Se nel libro c’è il racconto di un successo clamoroso – inseguito, bramato, desiderato oltre ogni possibile aspettativa-, non manca un altrettanto clamoroso blackout, quello che porta Mauro Repetto a coltivare quel malessere che, a un certo punto, gli fa dire basta. “Il sogno che mi aveva nutrito mi stava divorando”. Repetto non si riconosce più e, pochi giorni prima di cominciare a registrare il nuovo album con gli 883, comunica al suo amico che sta per partire per Miami e, francamente, non sa se e quando tornerà. Ambiguo fino a un certo punto ma soprattutto audace nell’abbandonare la musica, la popolarità e i soldi per andare dall’altra parte del mondo “alla ricerca di qualcosa che poi cos’è non lo sappiamo nemmeno noi”.
Un’altra vita
Da quell’aprile 1994 sono passati 30 anni prima che Mauro Repetto tornasse a raccontare la sua parte di storia, facendo pulizia di leggende metropolitane e insani pietismi e, al contrario, accendendo i riflettori su una vicenda, solamente sua questa volta, che non ha nulla a che invidiare a quella di un romanzo.
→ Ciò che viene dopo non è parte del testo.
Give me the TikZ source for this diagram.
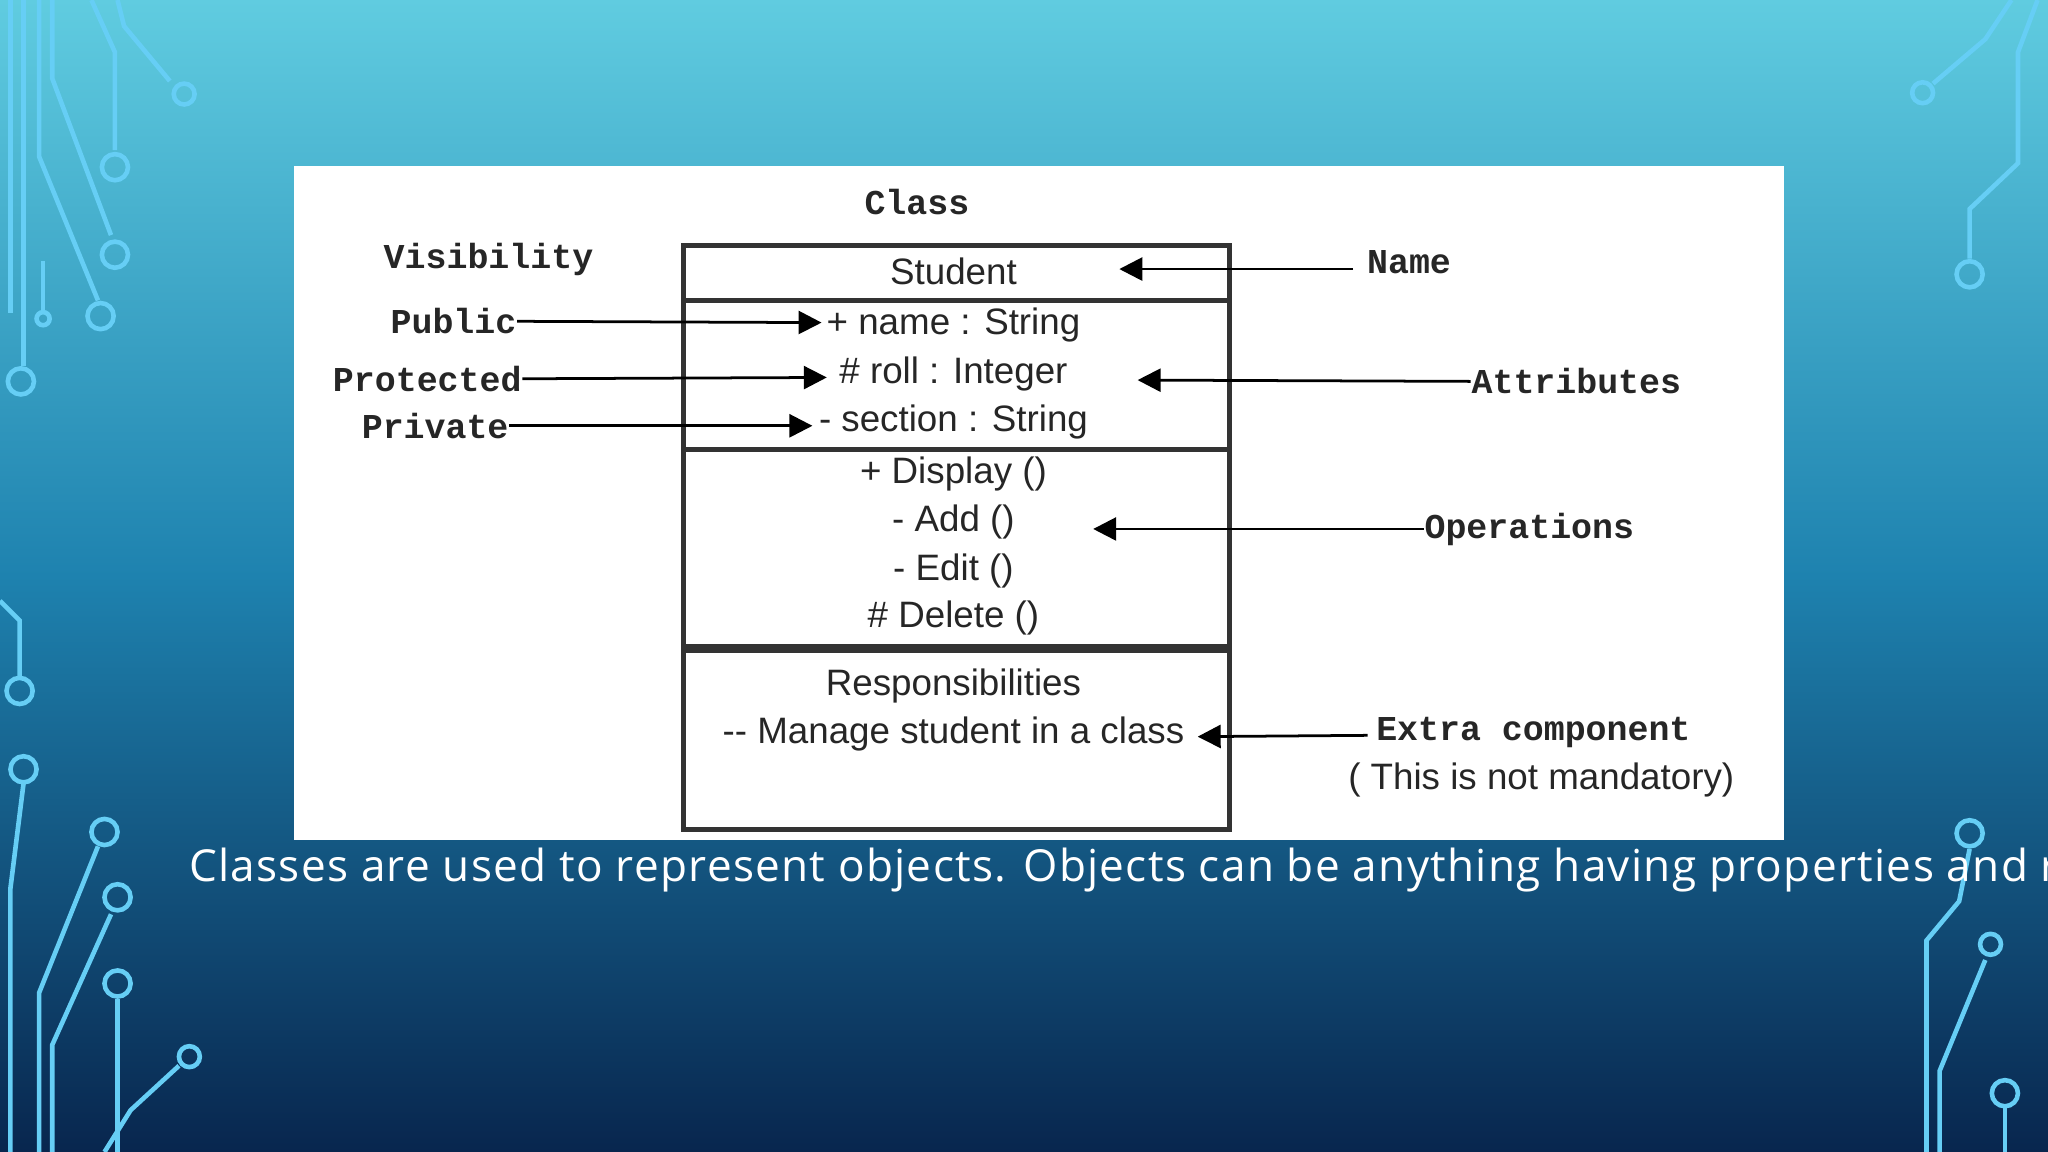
\documentclass[tikz,border=0pt]{standalone}
\usepackage{fontspec}
\setmainfont{Liberation Sans}
\newfontfamily\monob{Liberation Mono}
\newfontfamily\capf[LetterSpace=3]{Open Sans}
\usetikzlibrary{arrows.meta}
\begin{document}
\begin{tikzpicture}[x=0.01cm,y=-0.01cm,
  lbl/.style={font=\monob\bfseries\fontsize{7.6}{9}\selectfont,inner sep=0pt,text=black!85},
  itm/.style={font=\fontsize{8}{10}\selectfont,inner sep=0pt,text=black!85},
  arr/.style={-{Triangle[length=5pt,width=5pt]},line width=0.6pt},
  circ/.style={draw=cyan!60!white,line width=1pt},
]
\clip (0,0) rectangle (1568,882);
\shade[top color={rgb,255:red,96;green,204;blue,224},bottom color={rgb,255:red,8;green,38;blue,78},middle color={rgb,255:red,30;green,130;blue,175}] (0,0) rectangle (1568,882);
% circuit decorations
\begin{scope}[circ]
\draw (8,0)--(8,240); \draw (18,0)--(18,280); \draw (16,292) circle (10);
\draw (30,0)--(30,40)--(30,120)--(75,230); \draw (77,242) circle (10);
\draw (40,0)--(40,60)--(85,180); \draw (88,195) circle (10);
\draw (70,0)--(88,40)--(88,115); \draw (88,128) circle (10);
\draw (90,0)--(95,20)--(130,62); \draw (141,72) circle (8);
\draw (33,200)--(33,238); \draw (33,244) circle (5);
\draw (0,460)--(15,475)--(15,518); \draw (15,529) circle (10);
\draw (8,882)--(8,680)--(18,600); \draw (18,589) circle (10);
\draw (30,882)--(30,760)--(75,648); \draw (80,637) circle (10);
\draw (40,882)--(40,800)--(85,700); \draw (90,687) circle (10);
\draw (90,882)--(90,765); \draw (90,753) circle (10);
\draw (80,882)--(100,850)--(137,816); \draw (145,809) circle (8);
\draw (1540,0)--(1520,30)--(1480,64); \draw (1472,71) circle (8);
\draw (1560,0)--(1545,40)--(1545,125)--(1508,160)--(1508,198); \draw (1508,210) circle (10);
\draw (1475,882)--(1475,720)--(1500,690)--(1508,650); \draw (1508,638) circle (10);
\draw (1485,882)--(1485,820)--(1520,735); \draw (1524,723) circle (8);
\draw (1535,882)--(1535,848); \draw (1535,837) circle (10);
\end{scope}
% panel
\fill[white] (225,127) rectangle (1366,643);
% class boxes
\draw[line width=1.1pt,black!80] (523,188) rectangle (941,495);
\draw[line width=1.1pt,black!80] (523,230)--(941,230);
\draw[line width=1.1pt,black!80] (523,344)--(941,344);
\draw[line width=1.1pt,black!80] (523,498) rectangle (941,635);
\node[lbl] (class) at (702,155) {Class};
\node[lbl] (vis) at (374,199) {Visibility};
\node[itm] (stu) at (730,208) {Student};
\node[itm] (nm) at (730,249) {+ name : String};
\node[itm] (rl) at (730,286) {\# roll : Integer};
\node[itm] (sec) at (730,323) {- section : String};
\node[itm] (d) at (730,363) {+ Display ()};
\node[itm] (ad) at (730,400) {- Add ()};
\node[itm] (ed) at (730,437) {- Edit ()};
\node[itm] (de) at (730,473) {\# Delete ()};
\node[itm] (rs) at (730,525) {Responsibilities};
\node[itm] (mg) at (730,562) {-{}- Manage student in a class};
\node[lbl,anchor=east] (pub) at (396,246) {Public};
\node[lbl,anchor=east] (pro) at (400,290) {Protected};
\node[lbl,anchor=east] (pri) at (390,326) {Private};
\node[lbl,anchor=west] (name) at (1046,201) {Name};
\node[lbl,anchor=west] (att) at (1126,292) {Attributes};
\node[lbl,anchor=west] (ops) at (1090,405) {Operations};
\node[lbl,anchor=west] (ext) at (1053,561) {Extra component};
\node[itm] (nm2) at (1180,597) {( This is not mandatory)};
\coordinate (a1) at (629,247); \coordinate (a2) at (633,289); \coordinate (a3) at (622,326);
\coordinate (b1) at (857,206); \coordinate (b2) at (871,291); \coordinate (b3) at (837,405); \coordinate (b4) at (917,564);
\draw[arr] (pub.east)--(a1);
\draw[arr] (pro.east)--(a2);
\draw[arr] (pri.east)--(a3);
\draw[arr] (name.west)++(-10,5)--(b1);
\draw[arr] (att.west)--(b2);
\draw[arr] (ops.west)--(b3);
\draw[arr] (ext.west)++(-6,2)--(b4);
\node[anchor=west,text=white,font=\capf\fontsize{9.6}{12}\selectfont,inner sep=0pt] (cap) at (144,666) {Classes are used to represent objects. Objects can be anything having properties and responsibilities.};
\end{tikzpicture}
\end{document}
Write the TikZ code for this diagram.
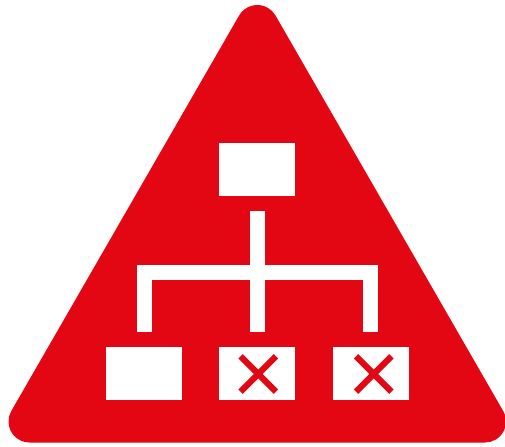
\documentclass[tikz,border=0pt]{standalone}
\definecolor{signred}{HTML}{E30613}
\tikzset{
  x=0.75pt,y=-0.75pt,
  orgbox/.style={fill=white,draw=none,inner sep=0pt,minimum width=57pt,minimum height=39.75pt,anchor=center},
  orgline/.style={draw=white,line width=11.25pt},
  crossline/.style={draw=signred,line width=4.7pt}
}
\begin{document}
\begin{tikzpicture}
\useasboundingbox (0,0) rectangle (505,446);
% rounded warning triangle
\coordinate (apex) at (257.3,26);
\coordinate (cl) at (29.5,421.5);
\coordinate (cr) at (485,421.5);
\fill[signred] ([shift={(150:15.75pt)}]apex) arc[start angle=150,end angle=30,radius=15.75pt]
  -- ([shift={(30:15.75pt)}]cr) arc[start angle=30,end angle=-90,radius=15.75pt]
  -- ([shift={(-90:15.75pt)}]cl) arc[start angle=270,end angle=150,radius=15.75pt] -- cycle;
% boxes
\node[orgbox] (top) at (257,169.5) {};
\node[orgbox] (left) at (144,373.5) {};
\node[orgbox] (mid) at (257.3,373.5) {};
\node[orgbox] (right) at (370.5,373.5) {};
% connectors
\coordinate (stemtop) at (257.3,211);
\coordinate (stemend) at (257.3,332);
\coordinate (busl) at (144,272);
\coordinate (busr) at (370.5,272);
\coordinate (endl) at (144,332);
\coordinate (endr) at (370.5,332);
\draw[orgline] (stemtop) -- (stemend);
\draw[orgline,line join=miter] (endl) -- (busl) -- (busr) -- (endr);
% crosses
\coordinate (xm) at (258.3,374);
\coordinate (xr) at (373.7,374);
\draw[crossline] ([shift={(-17.7,-17.7)}]xm) -- ([shift={(17.7,17.7)}]xm);
\draw[crossline] ([shift={(-17.7,17.7)}]xm) -- ([shift={(17.7,-17.7)}]xm);
\draw[crossline] ([shift={(-17.7,-17.7)}]xr) -- ([shift={(17.7,17.7)}]xr);
\draw[crossline] ([shift={(-17.7,17.7)}]xr) -- ([shift={(17.7,-17.7)}]xr);
\end{tikzpicture}
\end{document}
Dove immutata rimane una sola regola, oltre a quella dell’amico, certamente: il restare fedeli ai propri sogni.
E mentre la storia degli 883 sta per diventare una serie tv targata Sky, “Non ho ucciso l’uomo ragno” si fa testimonianza di un lungo viaggio alla ricerca di sé stessi e, al contempo, di una pace armata con i fantasmi del passato che permette a chi scrive di venire a patti anche con quel super eroe che, di base, gli ha sempre indicato la direzione. Ovvero essere coerente con quello che voleva fare, rispettando la linea di un destino che ha sempre sentito suo. Perché la vertigine non è paura di cadere ma voglia di volare. E non è un caso che sia il verso di un altro rappresentante della banda Cecchetto, Lorenzo Jovanotti, che ha incrociato più volte la strada di Mauro Repetto, a fare da colonna sonora, al racconto della scelta ragionata e matura di chi vuole e ha sempre voluto inseguire i propri sogni. Dal Ticino alla California, senza mai perdersi la festa.